An important aside as we consider this second test given to Jesus is to be aware of what Satan was offering; “5 Then the devil led him up and showed him in an instant all the kingdoms of the world.6 And the devil said to him, "To you I will give their glory and all this authority; for it has been given over to me, and I give it to anyone I please.”

Satan has the world to give… it is not held in the hands of God the creator! Perhaps we might see in God and Satan, not two opposing beings, but one, with different voices echoing the place they are coming from, and perhaps we too have both voices within ourselves.

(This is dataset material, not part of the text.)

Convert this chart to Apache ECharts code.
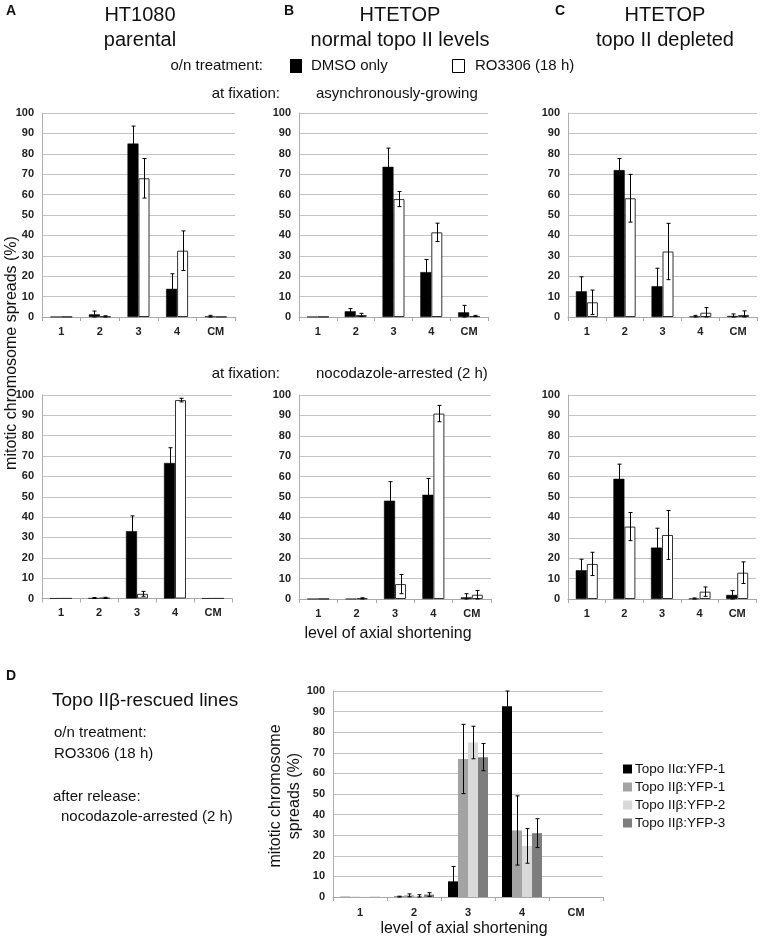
<!DOCTYPE html>
<html><head><meta charset="utf-8">
<script src="https://cdn.jsdelivr.net/npm/echarts@6/dist/echarts.min.js"></script>
<style>html,body{margin:0;padding:0;background:#fff}#c{width:763px;height:940px}</style>
</head><body><div id="c"></div>
<script>
const categories = ['1', '2', '3', '4', 'CM'];

// Panel A (HT1080 parental) - asynchronously-growing
const aTopDmso = [0.1, 1.3, 85.0, 13.8, 0.3];
const aTopDmsoErr = [0, 1.6, 8.6, 7.4, 0.5];
const aTopRo = [0.1, 0.3, 68.0, 32.5, 0.1];
const aTopRoErr = [0, 0.3, 9.7, 9.7, 0];
// Panel B (HTETOP normal) - asynchronously-growing
const bTopDmso = [0.1, 2.8, 73.6, 22.0, 2.3];
const bTopDmsoErr = [0, 1.3, 9.2, 6.2, 3.4];
const bTopRo = [0.1, 1.0, 57.8, 41.5, 0.5];
const bTopRoErr = [0, 0.8, 3.7, 4.5, 0.3];
// Panel C (HTETOP depleted) - asynchronously-growing
const cTopDmso = [12.6, 72.0, 15.1, 0.3, 0.5];
const cTopDmsoErr = [7.1, 5.7, 8.8, 0.5, 1.0];
const cTopRo = [7.2, 58.2, 32.1, 2.1, 1.0];
const cTopRoErr = [6.0, 11.7, 13.8, 2.5, 2.0];
// Nocodazole-arrested (2 h)
const aBotDmso = [0.05, 0.2, 33.1, 66.6, 0.05];
const aBotDmsoErr = [0, 0.3, 7.5, 7.5, 0];
const aBotRo = [0.05, 0.3, 2.3, 97.5, 0.05];
const aBotRoErr = [0, 0.3, 1.2, 0.9, 0];
const bBotDmso = [0.05, 0.05, 48.2, 51.1, 0.8];
const bBotDmsoErr = [0, 0, 9.3, 8.0, 1.8];
const bBotRo = [0.05, 0.3, 7.3, 90.9, 2.1];
const bBotRoErr = [0, 0.3, 4.7, 4.0, 2.1];
const cBotDmso = [14.1, 58.9, 25.2, 0.2, 2.0];
const cBotDmsoErr = [5.4, 7.2, 9.5, 0.3, 2.1];
const cBotRo = [17.2, 35.5, 31.4, 3.6, 12.9];
const cBotRoErr = [5.7, 6.9, 12.0, 2.3, 5.3];
// Panel D (Topo IIβ-rescued lines)
const dNames = ['Topo IIα:YFP-1', 'Topo IIβ:YFP-1', 'Topo IIβ:YFP-2', 'Topo IIβ:YFP-3'];
const dAlpha1 = [0.1, 0.2, 7.6, 92.6, 0];
const dAlpha1Err = [0, 0.2, 7.2, 7.4, 0];
const dBeta1 = [0.1, 0.8, 67.0, 32.3, 0];
const dBeta1Err = [0, 0.7, 16.8, 16.8, 0];
const dBeta2 = [0.1, 0.5, 75.0, 24.8, 0];
const dBeta2Err = [0, 0.6, 7.9, 8.4, 0];
const dBeta3 = [0.1, 1.2, 67.9, 31.0, 0];
const dBeta3Err = [0, 0.9, 6.6, 7.0, 0];

const FONT = 'Liberation Sans, Arial, Helvetica, sans-serif';
const dColors = ['#000000', '#a3a3a3', '#d9d9d9', '#7d7d7d'];

const grids = [
  {left: 42, top: 113, width: 193, height: 204},
  {left: 299, top: 113, width: 189, height: 204},
  {left: 568, top: 113, width: 189, height: 204},
  {left: 42, top: 395, width: 190, height: 203.5},
  {left: 299, top: 395, width: 192, height: 204},
  {left: 568, top: 395, width: 188, height: 204},
  {left: 333, top: 691, width: 270, height: 206}
];

const xAxes = grids.map((g, i) => ({
  type: 'category', gridIndex: i, data: categories,
  axisLine: {lineStyle: {color: '#a8a8a8', width: 1}},
  axisTick: {show: true, length: 4, lineStyle: {color: '#a8a8a8'}},
  axisLabel: {fontFamily: FONT, fontWeight: 'bold', fontSize: 11, color: '#222', margin: i === 6 ? 10 : 9}
}));
const yAxes = grids.map((g, i) => ({
  type: 'value', gridIndex: i, min: 0, max: 100, interval: 10,
  axisLine: {show: true, lineStyle: {color: '#b0b0b0'}},
  axisTick: {show: false},
  splitLine: {lineStyle: {color: '#c4c4c4', width: 1}},
  axisLabel: {fontFamily: FONT, fontWeight: 'bold', fontSize: 11, color: '#222', margin: 8}
}));

const series = [];
function errSeries(idx, vals, errs, offset, barW) {
  series.push({
    type: 'custom', xAxisIndex: idx, yAxisIndex: idx, z: 10,
    data: vals.map((v, k) => [k, v, errs[k]]),
    renderItem: function (params, api) {
      const x = api.value(0), v = api.value(1), e = api.value(2);
      if (!e) return null;
      const c = api.coord([x, v]);
      const t = api.coord([x, v + e]);
      const b = api.coord([x, Math.max(0, v - e)]);
      const cx = Math.round(c[0] + offset * barW) + 0.5;
      const cap = 2;
      const st = {stroke: '#000', lineWidth: 1};
      return {type: 'group', children: [
        {type: 'line', shape: {x1: cx, y1: t[1], x2: cx, y2: b[1]}, style: st},
        {type: 'line', shape: {x1: cx - cap, y1: t[1], x2: cx + cap, y2: t[1]}, style: st},
        {type: 'line', shape: {x1: cx - cap, y1: b[1], x2: cx + cap, y2: b[1]}, style: st}
      ]};
    }
  });
}
function pairPanel(idx, d, de, r, re) {
  const bw = 11;
  series.push({type: 'bar', xAxisIndex: idx, yAxisIndex: idx, data: d, barWidth: bw, barGap: '0%',
    itemStyle: {color: '#000', borderColor: '#000', borderWidth: 0.5}});
  series.push({type: 'bar', xAxisIndex: idx, yAxisIndex: idx, data: r, barWidth: bw, barGap: '0%',
    itemStyle: {color: '#fff', borderColor: '#333', borderWidth: 1}});
  errSeries(idx, d, de, -0.5, bw);
  errSeries(idx, r, re, 0.5, bw);
}
pairPanel(0, aTopDmso, aTopDmsoErr, aTopRo, aTopRoErr);
pairPanel(1, bTopDmso, bTopDmsoErr, bTopRo, bTopRoErr);
pairPanel(2, cTopDmso, cTopDmsoErr, cTopRo, cTopRoErr);
pairPanel(3, aBotDmso, aBotDmsoErr, aBotRo, aBotRoErr);
pairPanel(4, bBotDmso, bBotDmsoErr, bBotRo, bBotRoErr);
pairPanel(5, cBotDmso, cBotDmsoErr, cBotRo, cBotRoErr);

const dVals = [dAlpha1, dBeta1, dBeta2, dBeta3];
const dErrs = [dAlpha1Err, dBeta1Err, dBeta2Err, dBeta3Err];
const dbw = 10;
dVals.forEach((vals, k) => {
  series.push({type: 'bar', name: dNames[k], xAxisIndex: 6, yAxisIndex: 6, data: vals, barWidth: dbw, barGap: '0%',
    itemStyle: {color: dColors[k]}});
});
dVals.forEach((vals, k) => errSeries(6, vals, dErrs[k], k - 1.5, dbw));

function txt(x, y, text, size, opts) {
  return Object.assign({type: 'text', x: x, y: y, style: Object.assign({
    text: text, fontFamily: FONT, fontSize: size, fill: '#111', textVerticalAlign: 'middle'
  }, opts && opts.style || {})}, opts && opts.el || {});
}
const graphics = [
  txt(6, 11, 'A', 14, {style: {fontWeight: 'bold'}}),
  txt(140, 15, 'HT1080', 20, {style: {textAlign: 'center'}}),
  txt(140, 40, 'parental', 20, {style: {textAlign: 'center'}}),
  txt(284, 11, 'B', 14, {style: {fontWeight: 'bold'}}),
  txt(400, 15, 'HTETOP', 20, {style: {textAlign: 'center'}}),
  txt(400, 40, 'normal topo II levels', 20, {style: {textAlign: 'center'}}),
  txt(555, 11, 'C', 14, {style: {fontWeight: 'bold'}}),
  txt(665, 15, 'HTETOP', 20, {style: {textAlign: 'center'}}),
  txt(665, 40, 'topo II depleted', 20, {style: {textAlign: 'center'}}),
  txt(263, 66, 'o/n treatment:', 15, {style: {textAlign: 'right'}}),
  {type: 'rect', shape: {x: 290, y: 59, width: 12, height: 14}, style: {fill: '#000'}},
  txt(311, 66, 'DMSO only', 15),
  {type: 'rect', shape: {x: 452.5, y: 59.5, width: 12, height: 13}, style: {fill: '#fff', stroke: '#000', lineWidth: 1}},
  txt(475, 66, 'RO3306 (18 h)', 15),
  txt(280, 94, 'at fixation:', 15, {style: {textAlign: 'right'}}),
  txt(316, 94, 'asynchronously-growing', 15),
  txt(280, 374, 'at fixation:', 15, {style: {textAlign: 'right'}}),
  txt(316, 374, 'nocodazole-arrested (2 h)', 15),
  txt(12, 353, 'mitotic chromosome spreads (%)', 16, {style: {textAlign: 'center'}, el: {rotation: Math.PI / 2}}),
  txt(388, 634, 'level of axial shortening', 16, {style: {textAlign: 'center'}}),
  txt(6, 676, 'D', 14, {style: {fontWeight: 'bold'}}),
  txt(52, 701, 'Topo IIβ-rescued lines', 19),
  txt(54, 733, 'o/n treatment:', 15),
  txt(54, 754, 'RO3306 (18 h)', 15),
  txt(53, 797, 'after release:', 15),
  txt(61, 817, 'nocodazole-arrested (2 h)', 15),
  txt(276, 796, 'mitotic chromosome', 16, {style: {textAlign: 'center'}, el: {rotation: Math.PI / 2}}),
  txt(295, 796, 'spreads (%)', 16, {style: {textAlign: 'center'}, el: {rotation: Math.PI / 2}}),
  txt(464, 929, 'level of axial shortening', 16, {style: {textAlign: 'center'}})
];

const chart = echarts.init(document.getElementById('c'), null, {renderer: 'canvas'});
chart.setOption({
  animation: false,
  backgroundColor: '#fff',
  grid: grids,
  xAxis: xAxes,
  yAxis: yAxes,
  legend: {
    data: dNames, orient: 'vertical', left: 618, top: 757, itemWidth: 9, itemHeight: 9, itemGap: 4,
    icon: 'rect', textStyle: {fontFamily: FONT, fontSize: 13.5, color: '#111', padding: [0, 0, 0, -2]}
  },
  series: series,
  graphic: graphics
});
</script></body></html>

The third temptation is a life-threatening test, and as we read, Jesus does not engage it at all. Perhaps this is an indication that his orientation is beyond his own mortality. That would also offer another layer to our understanding of the first two tests. So much of our worldview is shaped by life’s scarcity rather than by eternity’s abundance.

Jesus will encounter the same time of testing at the end of Lent when he is found in the garden of Gethsemane. The more we stay with this dialogue the more enlightening it becomes. Here at the beginning of Lent we already find ourselves being prepared, or made aware of the enormity of Easter.

The gospel dialogue finishes at verse 12 with; “Jesus answered him, "It is said, 'Do not put the Lord your God to the test.'" And that invites us to question our own testing of God, perhaps there is no God as ‘other’ to be tested!

What is being played out the gospel narrative is a placing of reference points for us to discern an orientation for the journey of Lent. Jesus responds to one side of the dialogue with the Word of scripture, finding himself in relation to the two different voices that call to him. His desires - hunger, power, position, possession and even life itself - are placed in relation to the two voices. And neither voice, not Satan, nor God wins the day; rather the path forward is realised and made manifest by Jesus himself, and the same will be evidenced at Easter.

Today’s road map for Lent is challenging, Do not put the Lord your God to the test. Rather, test yourself!